Takımda yine 2 yölü oyuncu sayısı çok ama çok az, bu da dengenin olmayacağını hassas noktalar üzerine takımın kurulacağını ve bu noktalardan birinin eksik olmasının bile takımı fazlası ile etkileyeceğini gösteriyor.

Insua transferine gelince, Hakan Ünsal ve Eergün Penbe sonrası gelenlere sol bek demedim hiç bir zaman. Bu gözler neler gördü, Hakan Balta ya da Volkan Yaman için olumlu cümleler sarfetmek haksızlık olurdu. Bu açıdan bakınca gayet mantıklı bir hamle. Muhtemelen Hakan Balta'yı defansın ortasında izleyeceğiz artık ve Servet'e kulübe yolu görünecek. Peki Insua, Hakan Balta'nın yapamadıklarının ne kadarını yapacak? 2 dk.2lık bir videosunu izledim sadece Arjantinli'nin. İzlenimim şu:

Volkan Yaman'ın hallicesi. He koşu tarzı, hem driplingleri hem de orta yapma biçimi oldukça benziyor Volkan Yaman'a ama ondan daha seri ve hızlı. Kesinlikle daha faydalı olacaktır ama beklenen ya da arzulanan etkiyi yapması çok zor.

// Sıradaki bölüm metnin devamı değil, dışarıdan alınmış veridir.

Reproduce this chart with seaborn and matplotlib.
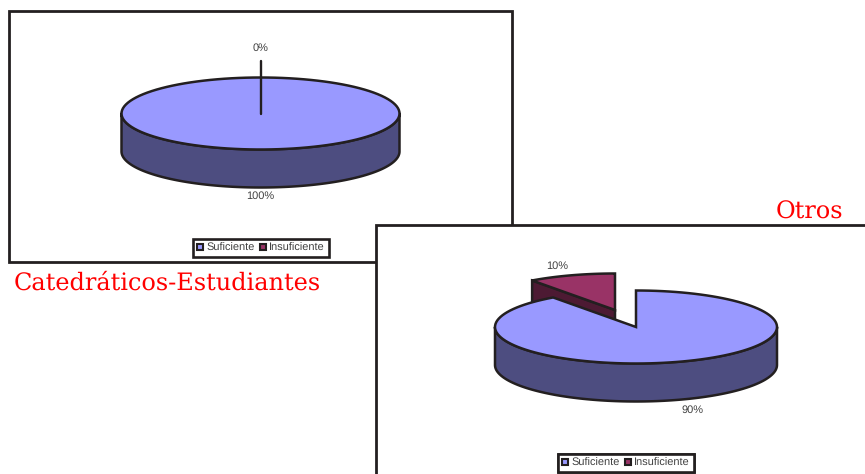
import numpy as np
import matplotlib
matplotlib.use("Agg")
import matplotlib.pyplot as plt
from matplotlib.patches import Polygon, Rectangle, Patch
from matplotlib import font_manager
import seaborn as sns

# --- Datos ---
categorias = ["Suficiente", "Insuficiente"]
valores_catedraticos = [100, 0]
valores_otros = [90, 10]

sns.set_theme(style="white")
plt.rcParams["font.family"] = ["DejaVu Sans"]
plt.rcParams["text.hinting"] = "no_hinting"
plt.rcParams["text.hinting_factor"] = 1

# "Liberation Sans" por nombre puede caer en la variante Narrow
rutas = [f for f in font_manager.findSystemFonts() if f.endswith("LiberationSans-Regular.ttf")]
fuente = font_manager.FontProperties(fname=rutas[0]) if rutas else font_manager.FontProperties(family="Roboto")

colores = sns.color_palette(["#9999FF", "#993366"])
laterales = sns.color_palette(["#4D4D80", "#4D1A33"])
BORDE = "#231F20"
GRIS = "#404040"
W, H = 865, 474


def arco(cx, cy, rx, ry, a0, a1, n=120):
    # angulos en grados, horario desde el norte
    a = np.radians(np.linspace(a0, a1, n))
    return np.column_stack([cx + rx * np.sin(a), cy - ry * np.cos(a)])


def dibuja_pie(ax, cx, cy, rx, ry, prof, valores, offsets):
    angulos = np.concatenate([[0], np.cumsum(valores) * 3.6])
    # primero las porciones separadas, la principal queda encima
    for i in reversed(range(len(valores))):
        a0, a1 = angulos[i], angulos[i + 1]
        dx, dy = offsets[i]
        x0, y0 = cx + dx, cy + dy
        if valores[i] == 0:
            p = arco(x0, y0, rx, ry, a0, a0, 2)[0]
            ax.plot([cx, round(p[0], 3)], [cy, p[1]], color=BORDE, lw=1.7, zorder=6)
            continue
        # pared radial visible
        if np.sin(np.radians(a0)) < -1e-6:
            p = arco(x0, y0, rx, ry, a0, a0, 2)[0]
            ax.add_patch(Polygon([[x0, y0], p, [p[0], p[1] + prof], [x0, y0 + prof]],
                                 fc=laterales[i], ec=BORDE, lw=1.8, zorder=2))
        # pared exterior frontal
        f0, f1 = max(a0, 90), min(a1, 270)
        if f1 > f0:
            borde = arco(x0, y0, rx, ry, f0, f1)
            bajo = borde[::-1] + [0, prof]
            ax.add_patch(Polygon(np.vstack([borde, bajo]), fc=laterales[i], ec=BORDE,
                                 lw=1.8, joinstyle="round", zorder=2 + (i == 0)))
        # cara superior
        cara = arco(x0, y0, rx, ry, a0, a1)
        if a1 - a0 < 360:
            cara = np.vstack([[x0, y0], cara])
        ax.add_patch(Polygon(cara, fc=colores[i], ec=BORDE, lw=1.8,
                             joinstyle="miter", zorder=2 + (i == 0)))


def leyenda(ax, x, y):
    handles = [Patch(fc=c, ec=BORDE, lw=1.5) for c in colores]
    prop = fuente.copy()
    prop.set_size(7.6)
    leg = ax.legend(handles, categorias, ncol=2, loc="center",
                    bbox_to_anchor=(x, y), bbox_transform=ax.transData,
                    prop=prop, fancybox=False, frameon=True, edgecolor=BORDE,
                    framealpha=1, handlelength=0.6, handleheight=0.6,
                    handletextpad=0.3, columnspacing=0.5, borderpad=0.38,
                    borderaxespad=0, labelcolor=GRIS)
    leg.get_frame().set_linewidth(1.9)
    leg.set_zorder(7)
    ax.add_artist(leg)


def etiqueta(ax, x, y, valor):
    ax.text(x, y, f"{valor}%", ha="center", va="center", fontproperties=fuente,
            fontsize=7.6, color=GRIS, zorder=6)


fig = plt.figure(figsize=(W / 100, H / 100), dpi=100)
ax = fig.add_axes([0, 0, 1, 1])
ax.set_xlim(0, W)
ax.set_ylim(H, 0)
ax.axis("off")

# Catedraticos-Estudiantes
ax.add_patch(Rectangle((9, 10.5), 503, 251, fc="white", ec=BORDE, lw=2.0, zorder=1))
dibuja_pie(ax, 260.5, 113.5, 139, 36, 38, valores_catedraticos, [(0, 0), (0, -17)])
etiqueta(ax, 260.5, 48.5, valores_catedraticos[1])
etiqueta(ax, 260.5, 196, valores_catedraticos[0])
leyenda(ax, 261, 248)

# Otros
ax.add_patch(Rectangle((375.5, 225), 600, 400, fc="white", ec=BORDE, lw=2.0, zorder=1))
dibuja_pie(ax, 636, 327, 141, 36.5, 38, valores_otros, [(0, 0), (-21, -17)])
etiqueta(ax, 557, 266, valores_otros[1])
etiqueta(ax, 692.5, 410, valores_otros[0])
leyenda(ax, 626, 463)

# Titulos
ax.text(14, 290, "Catedráticos-Estudiantes", color="red", fontsize=17.55,
        family="DejaVu Serif", ha="left", va="baseline", zorder=8)
ax.text(776, 219, "Otros", color="red", fontsize=17.55,
        family="DejaVu Serif", ha="left", va="baseline", zorder=8)

fig.savefig("out.png", dpi=100)
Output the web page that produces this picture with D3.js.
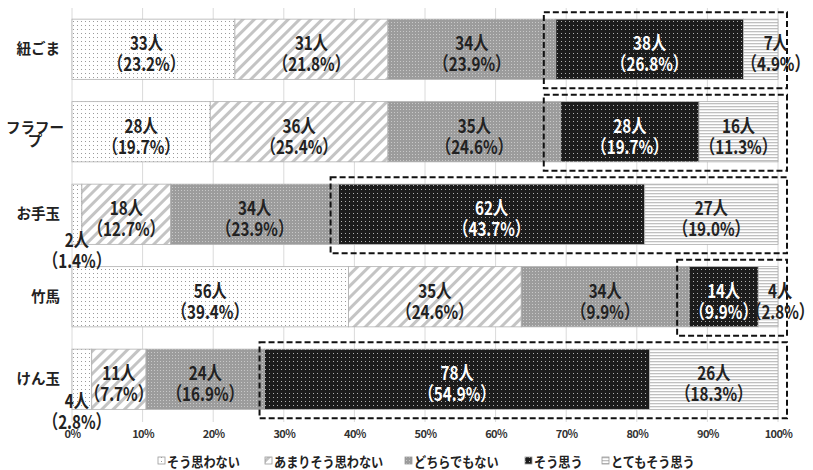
<!DOCTYPE html>
<html><head><meta charset="utf-8">
<script src="https://cdn.jsdelivr.net/npm/d3@7/dist/d3.min.js"></script>
<style>
html,body{margin:0;padding:0;background:#fff;}
svg{display:block;font-family:"Noto Sans CJK JP","Noto Sans",sans-serif;}
</style></head>
<body><svg id="c" width="813" height="470"></svg>
<script>
// ---- data ----
const categories = ["紐ごま","フラフープ","お手玉","竹馬","けん玉"];
const seriesNames = ["そう思わない","あまりそう思わない","どちらでもない","そう思う","とてもそう思う"];
const soOmowanai   = [33,28,2,56,4];
const amariOmowanai= [31,36,18,35,11];
const dochiraDemo  = [34,35,34,34,24];
const soOmou       = [38,28,62,14,78];
const totemoOmou   = [7,16,27,4,26];
const pctSoOmowanai   = ["23.2","19.7","1.4","39.4","2.8"];
const pctAmari        = ["21.8","25.4","12.7","24.6","7.7"];
const pctDochira      = ["23.9","24.6","23.9","9.9","16.9"];
const pctSoOmou       = ["26.8","19.7","43.7","9.9","54.9"];
const pctTotemo       = ["4.9","11.3","19.0","2.8","18.3"];
const tickValues = [0,0.1,0.2,0.3,0.4,0.5,0.6,0.7,0.8,0.9,1.0];

const seriesValues = [soOmowanai, amariOmowanai, dochiraDemo, soOmou, totemoOmou];
const seriesPct = [pctSoOmowanai, pctAmari, pctDochira, pctSoOmou, pctTotemo];

const rows = categories.map((c,i)=>{
  const o = {cat:c};
  seriesNames.forEach((s,j)=>{ o[s] = seriesValues[j][i]; });
  return o;
});

// ---- layout ----
const svg = d3.select("#c");
const x = d3.scaleLinear().domain([0,1]).range([72,778]);
const y = d3.scaleBand().domain(categories).range([8,420.5]).paddingInner(0.27).paddingOuter(0.135);

const stack = d3.stack().keys(seriesNames).offset(d3.stackOffsetExpand);
const stacked = stack(rows);

// patterns
const defs = svg.append("defs");
function pat(id,w,h,bg,draw,transform){
  const p = defs.append("pattern").attr("id",id).attr("patternUnits","userSpaceOnUse")
    .attr("width",w).attr("height",h);
  if(transform) p.attr("patternTransform",transform);
  p.append("rect").attr("width",w).attr("height",h).attr("fill",bg);
  draw(p);
}
pat("p0",4,4,"#ffffff",p=>p.append("rect").attr("x",1).attr("y",1).attr("width",1).attr("height",1).attr("fill","#9a9a9a"));
pat("p1",8,8,"#ffffff",p=>p.append("rect").attr("x",0).attr("y",0).attr("width",3).attr("height",8).attr("fill","#c4c4c4"),"rotate(45)");
pat("p2",3,3,"#9c9c9c",p=>p.append("rect").attr("x",1).attr("y",1).attr("width",1).attr("height",1).attr("fill","#c8c8c8"));
pat("p3",4,4,"#1c1c1c",p=>p.append("rect").attr("x",1).attr("y",1).attr("width",1).attr("height",1).attr("fill","#b0b0b0"));
pat("p4",4,3,"#ffffff",p=>p.append("rect").attr("x",0).attr("y",1).attr("width",4).attr("height",1.3).attr("fill","#c0c0c0"));
const fills = ["url(#p0)","url(#p1)","url(#p2)","url(#p3)","url(#p4)"];
const textColors = ["#222","#222","#222","#fff","#222"];

// gridlines
svg.append("g").selectAll("line").data(tickValues).join("line")
  .attr("x1",d=>x(d)).attr("x2",d=>x(d)).attr("y1",8).attr("y2",422)
  .attr("stroke","#dadada").attr("stroke-width",1);

// bars
const gs = svg.append("g").selectAll("g").data(stacked).join("g")
  .attr("fill",(d,i)=>fills[i]);
gs.selectAll("rect").data(d=>d).join("rect")
  .attr("x",d=>x(d[0])).attr("width",d=>x(d[1])-x(d[0]))
  .attr("y",d=>y(d.data.cat)).attr("height",y.bandwidth())
  .attr("stroke","#b0b0b0").attr("stroke-width",0.8);

// dashed boxes around "そう思う"+"とてもそう思う"
const boxLeftPad = [12,17,8,12,5];
const iSo = seriesNames.indexOf("そう思う");
svg.append("g").selectAll("rect").data(categories).join("rect")
  .attr("x",(c,i)=>x(stacked[iSo][i][0]) - boxLeftPad[i])
  .attr("y",c=>y(c)-7)
  .attr("width",(c,i)=>(x(1)+9) - (x(stacked[iSo][i][0]) - boxLeftPad[i]))
  .attr("height",y.bandwidth()+16)
  .attr("fill","none").attr("stroke","#111").attr("stroke-width",2)
  .attr("stroke-dasharray","6,3");

// data labels
const labelAdj = {"0-4":{dx:15,dy:0},"3-4":{dx:12,dy:0},"2-0":{dx:0,dy:32},"4-0":{dx:-5,dy:28},"0-0":{dx:-7,dy:0}};
const lg = svg.append("g").attr("font-weight","bold").attr("text-anchor","middle");
stacked.forEach((ser,j)=>{
  ser.forEach((d,i)=>{
    const adj = labelAdj[i+"-"+j] || {dx:0,dy:0};
    const cx = (x(d[0])+x(d[1]))/2 + adj.dx;
    const cy = y(d.data.cat) + y.bandwidth()/2 + adj.dy;
    const t = lg.append("text").attr("transform",`translate(${cx},${cy}) scale(0.8,1)`)
      .attr("fill",textColors[j]).attr("font-size",19);
    t.append("tspan").attr("x",0).attr("y",1).text(seriesValues[j][i]+"人");
    t.append("tspan").attr("x",0).attr("y",22).text("（"+seriesPct[j][i]+"%）");
  });
});

// category labels
const cg = svg.append("g").attr("font-weight","bold").attr("font-size",14.5).attr("fill","#222");
categories.forEach(c=>{
  const cy = y(c)+y.bandwidth()/2;
  if(c==="フラフープ"){
    const t = cg.append("text").attr("text-anchor","middle");
    t.append("tspan").attr("x",35).attr("y",cy+1).text("フラフー");
    t.append("tspan").attr("x",35).attr("y",cy+14).text("プ");
  } else {
    cg.append("text").attr("text-anchor","end").attr("x",60).attr("y",cy+5).text(c);
  }
});

// x axis
const ax = svg.append("g").attr("transform","translate(0,438)")
  .call(d3.axisBottom(x).tickValues(tickValues).tickFormat(d3.format(".0%")).tickSize(0).tickPadding(0));
ax.select(".domain").remove();
ax.selectAll("text").attr("font-size",11).attr("font-weight","bold").attr("fill","#333")
  .attr("dy",0).attr("font-family","'Noto Sans CJK JP',sans-serif").attr("letter-spacing","-0.6");

// legend
const legX = [158,265,405,525,602];
const leg = svg.append("g");
seriesNames.forEach((s,j)=>{
  leg.append("rect").attr("x",legX[j]).attr("y",457).attr("width",7).attr("height",7)
    .attr("fill",fills[j]).attr("stroke","#999").attr("stroke-width",0.8);
  leg.append("text").attr("transform",`translate(${legX[j]+9},467) scale(0.9,1)`).attr("font-size",13.5)
    .attr("font-weight","bold").attr("fill","#222").text(s);
});
</script></body></html>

Bu oyuncular dışında Musa Çağıran, Mehmet Batdal, Serdar Özkan, Ali Turan gibi isimler de katıldı kadroya.  Musa ve Serdar'dan fazla umutlu değilim. Batdal'ın potansiyeli var, ulaşacağı nokta kendisine bağlı. Ali Turan sağ bek oynaması mümkünse, stoper de izlemek isterim yapabileceklerini görmek için. Sanırım ilerleyen dönemde bunu görme şansımız olacak. Yine de bu isimlerin hiç biri ilk 11'de direkt oynayacak yapıda değil. Yalnızca Serdar'ı bazı maçlarda yabancı kontenjanından dolayı ilk 11'de görebiliriz.

Forvet ise yine görmezden gelindi, muhtemelen Kewell'da rotasyona sokuldu ama yanlış. Şu an Galatasaray2ın elinde sadece 1.5 forvet var. Bu arada Fenerbahçe 4, Beşiktaş ve Trabzon 3 forvet ile sürdürecek ligi, varın gerisini siz düşünün. Baros sakatlanırsa yönetim kendi topuğuna sıkmış olacak ki şimdiden resmi bir hoca tutsunlari 2 saat okuyup üflesin Çek futbolcuya.

Yönetime gelince, yine bir trasnfer döneminde daha sınıfta kaldı Adnan Polat ve Sezgin ikilisi. Yanlış planlama, yanlış strateji, eldeki hocanın isteklerine uygun malzemenin sağlanamaması gibi temel hatalar yapıldı yine. Bunun sonuçlarını hep beraber göreceğiz. Bu kadar çok yanlışın yapıldığı yerde doğruları saymak da mümkün olmuyor. 2012 seçimleri için iyi biryatırım yapacak iken sonu hazırlayan sezon bu olabilir.

2011 sonu için Galatasaray'ın 3-5 sıralar arasında olacağını tahmin ediyorum. Yalnıca Misimovic transferi takıma sınıf atalatacak nitelikte. Sağlam bir Pino'da katkı sağlayacaktır elbette.